Truth is a condition of statements (utterances, propositions, sentences, and such - see chapter 9 of John R. Searle's "The Construction of Social Reality"). This condition is satisfied when utterance matches (fits, corresponds to...) what is (the case, the world, states of affairs, et cetera. The adjective "true" describes the satisfaction of this condition.

"Not true" and the synonymous adjective "false" describe a state of affairs where this condition of utterance is unsatisfied (met, obtained...) "Not true" is also used in a sense which "false" is not commonly accepted to indicate a nil (or null) status regarding truth value. For example, the statement is neither true or false that "Ruebens is a better painter than Pollock" - simply a matter of agreement, or what is commonly described as "true to you" (or me, or us, or true to them). Such are matter of sentiment, opinion, poetic use of language and such. Note that the objects of this sentence (Ruenbens, Pollock, their paintings, and the utterers opinion of them) are non-fictional. I mention this to distinguish a sentence with only perspectival (or situational) truth value (not empirical or axiomatic truth value) from sentences which has no rationally assessable truth value, such as "colorless green ideas sleep furiously" or "god did it" or "Yay!" or "go away".

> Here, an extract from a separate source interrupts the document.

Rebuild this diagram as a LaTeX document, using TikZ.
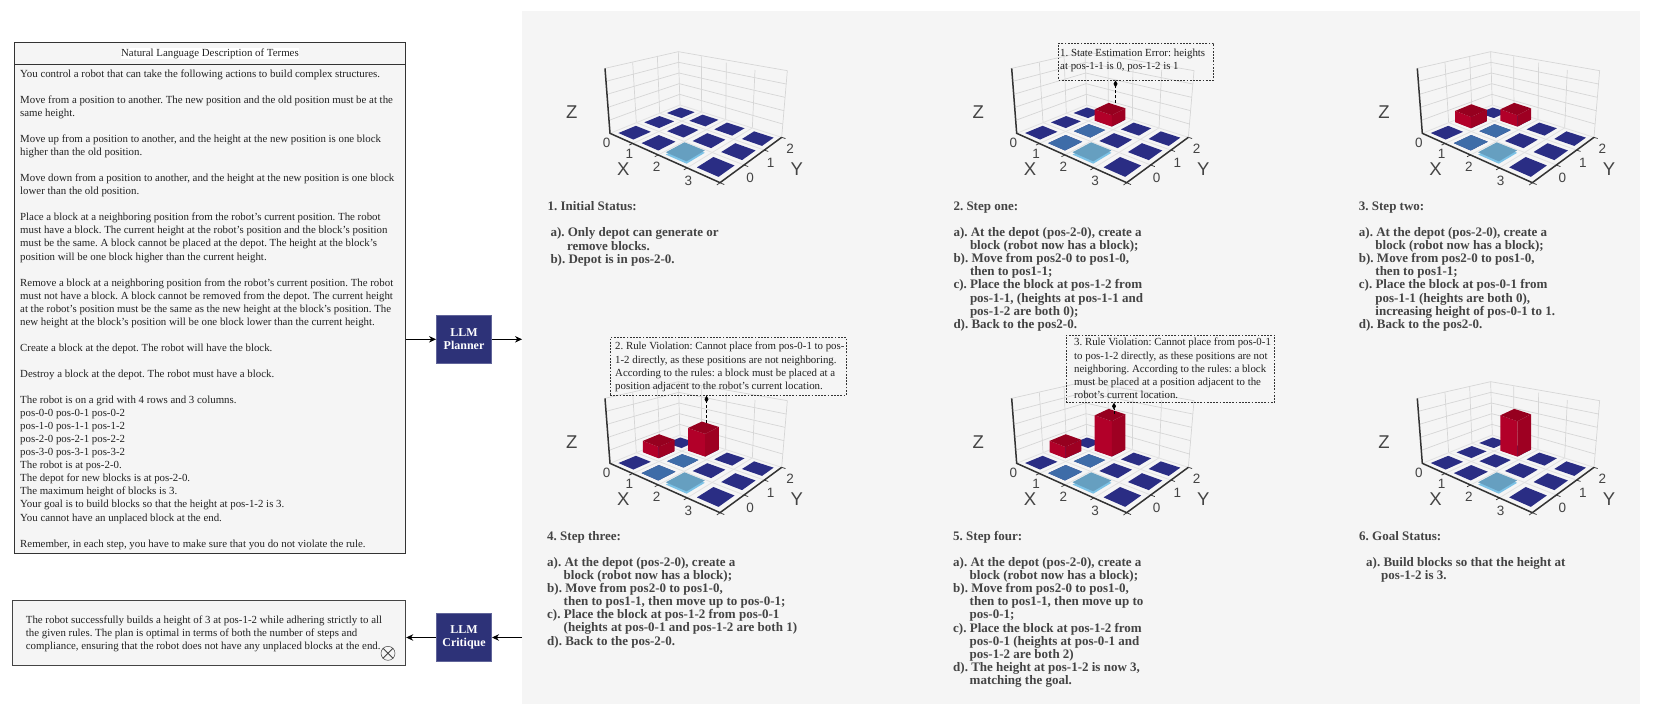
\documentclass[tikz,border=0pt]{standalone}
\usepackage{fontspec}
\usepackage{xcolor}
\usetikzlibrary{arrows.meta,positioning,calc}
\setmainfont{Liberation Serif}
\newfontfamily\plotfont{Liberation Sans}
\definecolor{PanelGray}{HTML}{F5F5F5}
\definecolor{NavyBox}{HTML}{2D3278}
\definecolor{TileDark}{HTML}{2A2D84}
\definecolor{TileMid}{HTML}{3E6CA8}
\definecolor{TileLight}{HTML}{669FC0}
\definecolor{TileEdge}{HTML}{7CC2E6}
\definecolor{BlockTop}{HTML}{96001F}
\definecolor{BlockLeft}{HTML}{B20029}
\definecolor{BlockRight}{HTML}{9E0022}
\definecolor{AxisDark}{HTML}{333333}
\definecolor{WallLine}{HTML}{D6D6D6}
\definecolor{FloorLine}{HTML}{E2E2E2}
\definecolor{Ink}{HTML}{222222}
\definecolor{StepInk}{HTML}{444444}
\newcommand{\setpt}[4]{\coordinate (#1) at ({floorx(#2,#3)},{floory(#2,#3)-#4});}
\newcommand{\tile}[3]{%
  \setpt{t1}{#1+0.17}{#2+0.17}{0}\setpt{t2}{#1+0.17}{#2+0.83}{0}\setpt{t3}{#1+0.83}{#2+0.83}{0}\setpt{t4}{#1+0.83}{#2+0.17}{0}
  \fill[#3] (t1) -- (t2) -- (t3) -- (t4) -- cycle;
}
\newcommand{\lighttile}[2]{%
  \setpt{t1}{#1+0.14}{#2+0.14}{0}\setpt{t2}{#1+0.14}{#2+0.86}{0}\setpt{t3}{#1+0.86}{#2+0.86}{0}\setpt{t4}{#1+0.86}{#2+0.14}{0}
  \setpt{s1}{#1+0.14}{#2+0.14}{7}\setpt{s2}{#1+0.14}{#2+0.86}{7}\setpt{s3}{#1+0.86}{#2+0.86}{7}\setpt{s4}{#1+0.86}{#2+0.14}{7}
  \fill[TileEdge] (t1) -- (t2) -- (t3) -- (t4) -- cycle;
  \fill[TileLight] (s1) -- (s2) -- (s3) -- (s4) -- cycle;
}
\newcommand{\blockbar}[3]{%
  \setpt{b1}{#1+0.13}{#2+0.15}{0}\setpt{b3}{#1+0.83}{#2+0.85}{0}\setpt{b4}{#1+0.83}{#2+0.15}{0}
  \setpt{u1}{#1+0.13}{#2+0.15}{#3}\setpt{u2}{#1+0.13}{#2+0.85}{#3}\setpt{u3}{#1+0.83}{#2+0.85}{#3}\setpt{u4}{#1+0.83}{#2+0.15}{#3}
  \fill[BlockLeft] (b1) -- (b4) -- (u4) -- (u1) -- cycle;
  \fill[BlockRight] (b4) -- (b3) -- (u3) -- (u4) -- cycle;
  \fill[BlockTop] (u1) -- (u2) -- (u3) -- (u4) -- cycle;
}
\newcommand{\chartbase}[1]{%
  \coordinate (fa) at (210,310); \coordinate (ta) at (195,115);
  \coordinate (fd) at (420,225); \coordinate (td) at (415,65);
  \coordinate (fc) at (725,322); \coordinate (tc) at (742,122);
  \foreach \fx/\fy/\tx/\ty in {289/278/278/97,359/250/352/78,485/246/484/79,557/269/559/98,637/294/645/120,420/225/415/65} {
    \draw[wall] (\fx,\fy) -- (\tx,\ty);
  }
  \draw[wall] (ta) -- (td) -- (tc) -- (fc);
  \foreach \k in {0.2,0.4,0.6,0.8} {
    \draw[wall] ($(fa)!\k!(ta)$) -- ($(fd)!\k!(td)$) -- ($(fc)!\k!(tc)$);
  }
  \foreach \k in {1,2,3} {
    \setpt{g1}{\k}{0}{0}\setpt{g2}{\k}{3}{0}
    \draw[floorline] (g1) -- (g2);
  }
  \foreach \k in {1,2} {
    \setpt{g1}{0}{\k}{0}\setpt{g2}{4}{\k}{0}
    \draw[floorline] (g1) -- (g2);
  }
  \draw[floorline] (fa) -- (fd) -- (fc);
  \foreach \i in {0,1,2,3} {
    \foreach \j in {0,1,2} {
      \tile{\i}{\j}{TileDark}
    }
  }
  \lighttile{2}{0}
  \setpt{fb}{4}{0}{0}
  \draw[axisline] (ta) -- (fa) -- (fb) -- (fc);
  \foreach \k in {1,2,3,4} {
    \setpt{g1}{\k}{0}{0}\setpt{g2}{\k}{-0.12}{0}
    \draw[axisline,line width=0.7pt] (g1) -- (g2);
  }
  \foreach \k in {1,2,3} {
    \setpt{g1}{4}{\k}{0}\setpt{g2}{4.12}{\k}{0}
    \draw[axisline,line width=0.7pt] (g1) -- (g2);
  }
  \setpt{g1}{4}{0}{0}\setpt{g2}{4.12}{0}{0}
  \draw[axisline,line width=0.7pt] (g1) -- (g2);
  \foreach \lab/\px/\py in {0/200/340,1/268/372,2/350/410,3/445/454} {
    \node[tick] (#1x\lab) at (\px,\py) {\lab};
  }
  \foreach \lab/\px/\py in {0/630/445,1/692/398,2/750/355} {
    \node[tick] (#1y\lab) at (\px,\py) {\lab};
  }
  \node[axisname] (#1X) at (250,418) {X};
  \node[axisname] (#1Y) at (770,418) {Y};
  \node[axisname] (#1Z) at (95,245) {Z};
}
\begin{document}
\frenchspacing
\begin{tikzpicture}[
  x=1pt,y=-1pt,
  declare function={
    floorw(\u,\v)=1-0.2210*\u/4+0.2160*\v/3;
    floorx(\u,\v)=(210.7*\u/4+300.7*\v/3+210)/floorw(\u,\v);
    floory(\u,\v)=(46.8*\u/4-36.4*\v/3+310)/floorw(\u,\v);
  },
  textbox/.style={draw=AxisDark,fill=PanelGray,line width=0.9pt,anchor=north west,inner sep=0pt},
  llm/.style={draw=NavyBox!75!white,fill=NavyBox,line width=0.6pt,minimum width=55.4pt,minimum height=48pt,text=white,align=center,inner sep=0pt,font=\fontsize{12}{13.5}\selectfont\bfseries},
  flow/.style={draw=black,line width=0.8pt,-{Stealth[length=7pt,width=6.5pt]}},
  body/.style={anchor=north west,inner sep=0pt,align=left,text=Ink,font=\fontsize{10.85}{13.05}\selectfont},
  steptext/.style={anchor=north west,inner sep=0pt,align=left,text=StepInk,font=\fontsize{13}{13.1}\selectfont\bfseries},
  callout/.style={draw=AxisDark,line width=0.7pt,dash pattern=on 1.8pt off 1.4pt,anchor=north west,inner sep=0pt},
  calltext/.style={anchor=north west,inner sep=0pt,align=left,text=Ink,font=\fontsize{10.85}{13.2}\selectfont},
  pointer/.style={draw=black,line width=0.8pt,dash pattern=on 3pt off 2pt,-{Diamond[length=7pt,width=4pt,sep=0pt]}},
  wall/.style={draw=WallLine,line width=0.7pt},
  floorline/.style={draw=FloorLine,line width=0.8pt},
  axisline/.style={draw=AxisDark,line width=1.5pt},
  tick/.style={inner sep=0pt,text=StepInk,font=\plotfont\fontsize{13.5}{13.5}\selectfont},
  axisname/.style={inner sep=0pt,text=StepInk,font=\plotfont\fontsize{18.5}{18.5}\selectfont},
  chart/.style={x=0.33333pt,y=-0.33333pt}
]
\useasboundingbox (0,0) rectangle (1661,723);
\node[fill=PanelGray,anchor=north west,inner sep=0pt,minimum width=1117.5pt,minimum height=693.4pt] (panel) at (522,10.6) {};
\node[textbox,minimum width=391pt,minimum height=510.4pt] (descbox) at (14,42.3) {};
\node[textbox,minimum width=391pt,minimum height=21.7pt] (desctitle) at (14,42.3) {};
\node[fill=white,inner sep=0.4pt,text=Ink,font=\fontsize{10.85}{13}\selectfont] (desclabel) at (desctitle.center) {Natural Language Description of Termes};
\node[body] (desctext) at (20,69.5) {You control a robot that can take the following actions to build complex structures.\\
\mbox{}\\
Move from a position to another. The new position and the old position must be at the\\
same height.\\
\mbox{}\\
Move up from a position to another, and the height at the new position is one block\\
higher than the old position.\\
\mbox{}\\
Move down from a position to another, and the height at the new position is one block\\
lower than the old position.\\
\mbox{}\\
Place a block at a neighboring position from the robot's current position. The robot\\
must have a block. The current height at the robot's position and the block's position\\
must be the same. A block cannot be placed at the depot. The height at the block's\\
position will be one block higher than the current height.\\
\mbox{}\\
Remove a block at a neighboring position from the robot's current position. The robot\\
must not have a block. A block cannot be removed from the depot. The current height\\
at the robot's position must be the same as the new height at the block's position. The\\
new height at the block's position will be one block lower than the current height.\\
\mbox{}\\
Create a block at the depot. The robot will have the block.\\
\mbox{}\\
Destroy a block at the depot. The robot must have a block.\\
\mbox{}\\
The robot is on a grid with 4 rows and 3 columns.\\
pos-0-0 pos-0-1 pos-0-2\\
pos-1-0 pos-1-1 pos-1-2\\
pos-2-0 pos-2-1 pos-2-2\\
pos-3-0 pos-3-1 pos-3-2\\
The robot is at pos-2-0.\\
The depot for new blocks is at pos-2-0.\\
The maximum height of blocks is 3.\\
Your goal is to build blocks so that the height at pos-1-2 is 3.\\
You cannot have an unplaced block at the end.\\
\mbox{}\\
Remember, in each step, you have to make sure that you do not violate the rule.};
\node[textbox,draw=StepInk,minimum width=393pt,minimum height=65.3pt] (critbox) at (12.3,600) {};
\node[body] (crittext) at (25.7,615.5) {The robot successfully builds a height of 3 at pos-1-2 while adhering strictly to all\\
the given rules. The plan is optimal in terms of both the number of steps and\\
compliance, ensuring that the robot does not have any unplaced blocks at the end.};
\node[circle,draw=StepInk,line width=0.5pt,minimum size=14pt,inner sep=0pt] (icon) at (388,653.3) {};
\draw[StepInk,line width=0.9pt] (icon.45) -- (icon.225);
\draw[StepInk,line width=0.9pt] (icon.135) -- (icon.315);
\node[llm] (planner) at (464,339.3) {LLM\\Planner};
\node[llm] (critique) at (464,637.5) {LLM\\Critique};
\draw[flow] (descbox.east |- planner.west) -- (planner.west);
\draw[flow] (planner.east) -- (planner.east -| panel.west);
\draw[flow] (critique.east -| panel.west) -- (critique.east);
\draw[flow] (critique.west) -- (critique.west -| critbox.east);
\begin{scope}[shift={(540,30)},chart]
  \chartbase{a}
\end{scope}
\begin{scope}[shift={(946.67,30)},chart]
  \chartbase{b}
  \tile{1}{0}{TileMid}\tile{1}{1}{TileMid}
  \blockbar{1}{2}{34}
\end{scope}
\begin{scope}[shift={(1352.3,30)},chart]
  \chartbase{c}
  \tile{1}{0}{TileMid}\tile{1}{1}{TileMid}
  \blockbar{0}{1}{34}\blockbar{1}{2}{34}
\end{scope}
\begin{scope}[shift={(540,360)},chart]
  \chartbase{d}
  \tile{1}{0}{TileMid}\tile{1}{1}{TileMid}
  \blockbar{0}{1}{34}\blockbar{1}{2}{68}
\end{scope}
\begin{scope}[shift={(946.67,360)},chart]
  \chartbase{e}
  \tile{1}{0}{TileMid}\tile{1}{1}{TileMid}
  \blockbar{0}{1}{34}\blockbar{1}{2}{106}
\end{scope}
\begin{scope}[shift={(1352.3,360)},chart]
  \chartbase{f}
  \blockbar{1}{2}{106}
\end{scope}
\node[steptext] (stepa) at (547.3,201.5) {1. Initial Status:\\
\mbox{}\\
\hspace*{3pt}a). Only depot can generate or\\
\hspace*{19.5pt}remove blocks.\\
\hspace*{3pt}b). Depot is in pos-2-0.};
\node[steptext] (stepb) at (953.3,201.5) {2. Step one:\\
\mbox{}\\
a). At the depot (pos-2-0), create a\\
\hspace*{16.5pt}block (robot now has a block);\\
b). Move from pos2-0 to pos1-0,\\
\hspace*{16.5pt}then to pos1-1;\\
c). Place the block at pos-1-2 from\\
\hspace*{16.5pt}pos-1-1, (heights at pos-1-1 and\\
\hspace*{16.5pt}pos-1-2 are both 0);\\
d). Back to the pos2-0.};
\node[steptext] (stepc) at (1358.7,201.5) {3. Step two:\\
\mbox{}\\
a). At the depot (pos-2-0), create a\\
\hspace*{16.5pt}block (robot now has a block);\\
b). Move from pos2-0 to pos1-0,\\
\hspace*{16.5pt}then to pos1-1;\\
c). Place the block at pos-0-1 from\\
\hspace*{16.5pt}pos-1-1 (heights are both 0),\\
\hspace*{16.5pt}increasing height of pos-0-1 to 1.\\
d). Back to the pos2-0.};
\node[steptext] (stepd) at (547,531) {4. Step three:\\
\mbox{}\\
a). At the depot (pos-2-0), create a\\
\hspace*{16.5pt}block (robot now has a block);\\
b). Move from pos2-0 to pos1-0,\\
\hspace*{16.5pt}then to pos1-1, then move up to pos-0-1;\\
c). Place the block at pos-1-2 from pos-0-1\\
\hspace*{16.5pt}(heights at pos-0-1 and pos-1-2 are both 1)\\
d). Back to the pos-2-0.};
\node[steptext] (stepe) at (953,531) {5. Step four:\\
\mbox{}\\
a). At the depot (pos-2-0), create a\\
\hspace*{16.5pt}block (robot now has a block);\\
b). Move from pos2-0 to pos1-0,\\
\hspace*{16.5pt}then to pos1-1, then move up to\\
\hspace*{16.5pt}pos-0-1;\\
c). Place the block at pos-1-2 from\\
\hspace*{16.5pt}pos-0-1 (heights at pos-0-1 and\\
\hspace*{16.5pt}pos-1-2 are both 2)\\
d). The height at pos-1-2 is now 3,\\
\hspace*{16.5pt}matching the goal.};
\node[steptext] (stepf) at (1359,531) {6. Goal Status:\\
\mbox{}\\
\hspace*{7pt}a). Build blocks so that the height at\\
\hspace*{22pt}pos-1-2 is 3.};
\node[callout,minimum width=155pt,minimum height=37pt] (callone) at (1058.3,42.7) {};
\node[calltext] (calltextone) at (1060,49) {1. State Estimation Error: heights\\at pos-1-1 is 0, pos-1-2 is 1};
\node[callout,minimum width=236.3pt,minimum height=57.7pt] (calltwo) at (609.7,337.3) {};
\node[calltext] (calltexttwo) at (615,342) {2. Rule Violation: Cannot place from pos-0-1 to pos-\\1-2 directly, as these positions are not neighboring.\\According to the rules: a block must be placed at a\\position adjacent to the robot's current location.};
\node[callout,minimum width=208.6pt,minimum height=67.3pt] (callthree) at (1065.7,334.7) {};
\node[calltext] (calltextthree) at (1074,338) {3. Rule Violation: Cannot place from pos-0-1\\to pos-1-2 directly, as these positions are not\\neighboring. According to the rules: a block\\must be placed at a position adjacent to the\\robot's current location.};
\coordinate (footone) at (1115.5,103.3);
\coordinate (foottwo) at (706.5,423);
\coordinate (footthree) at (1114,414);
\draw[pointer] (footone) -- (footone |- callone.south);
\draw[pointer] (foottwo) -- (foottwo |- calltwo.south);
\draw[pointer] (footthree) -- (footthree |- callthree.south);
\end{tikzpicture}
\end{document}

This is to say that such sentences are not therefore falsehood, only that evaluating the truth condition is inadequate to the occaision of their utterance. Consider, even a sentence which is rationally assessable as true or false may in fact be uttered without concern for such an evaluation. For example, if I am in my shower while practicing French and reciting the sentence, "il pleut" it is not a comment upon microclimate conditions. If I enter a French cafe completely soaked from a sudden Summer rainstorm to which the patrons were unaware and upon receiving odd looks I motion upwards and utter, "il pleut!" then it is an explanation of my circumstance including a comment upon the weather which can be assessed a truth value (all the patrons need do is look outside and see that either it is still raining or that everything which was dry when they entered the cafe is now wet to empiricaly verify the state of affairs and render an accurate truth value to my utterance).

In a specialized discourse, "truthy" and "falsey" have broader use of "not true" but only in the technical arena and not for empirical statements of the case.